No dude, you can't hot box a bus shelter.
His shopping cart was nothing but malt liquor and zucchini.
It was one of those "I have no idea if this will ever happen again so I can't say no" opprotunities. Part of me was like, "You slut" and the bigger part was screaming, "Hell yeah"
They drank shots out of my cleavage. Surprisingly, the one who did the best was a gay guy.
I've said it before and I'll say it again: your tits are a danger to gay men everywhere.
He chipped a tooth on the first beer. You know the night is just going to be a slushy mess after that.
You just made it sound like a children's toy! It's a functioning body organ, my vagina is not a gameboy!!!
If it involves mee putting on a bra and discontinuing my 11 am drinking my answer is a polite fuck YOU
I feel bad cuz I was his ride home, but I didn't know I was going to have a religious experience with a guy in a cookie monster t-shirt. You can't plan for that shit.

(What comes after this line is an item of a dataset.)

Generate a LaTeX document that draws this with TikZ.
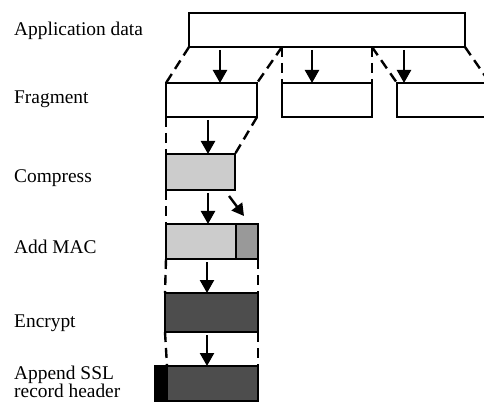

He went down on me to the national anthem being sung by Jordan sparks. It was very patriotic of him
He also deemed that the fact that I couldn't log into Netflix was not an emergency. He's wrong.
he's a mother fucking interior design major!! we boned and fell asleep and now we're laying in bed discussing what color i should paint my room. i'm marrying him
My roommate just angrily told the cat he should have knocked, but that's not lockdown madness. They're always like that.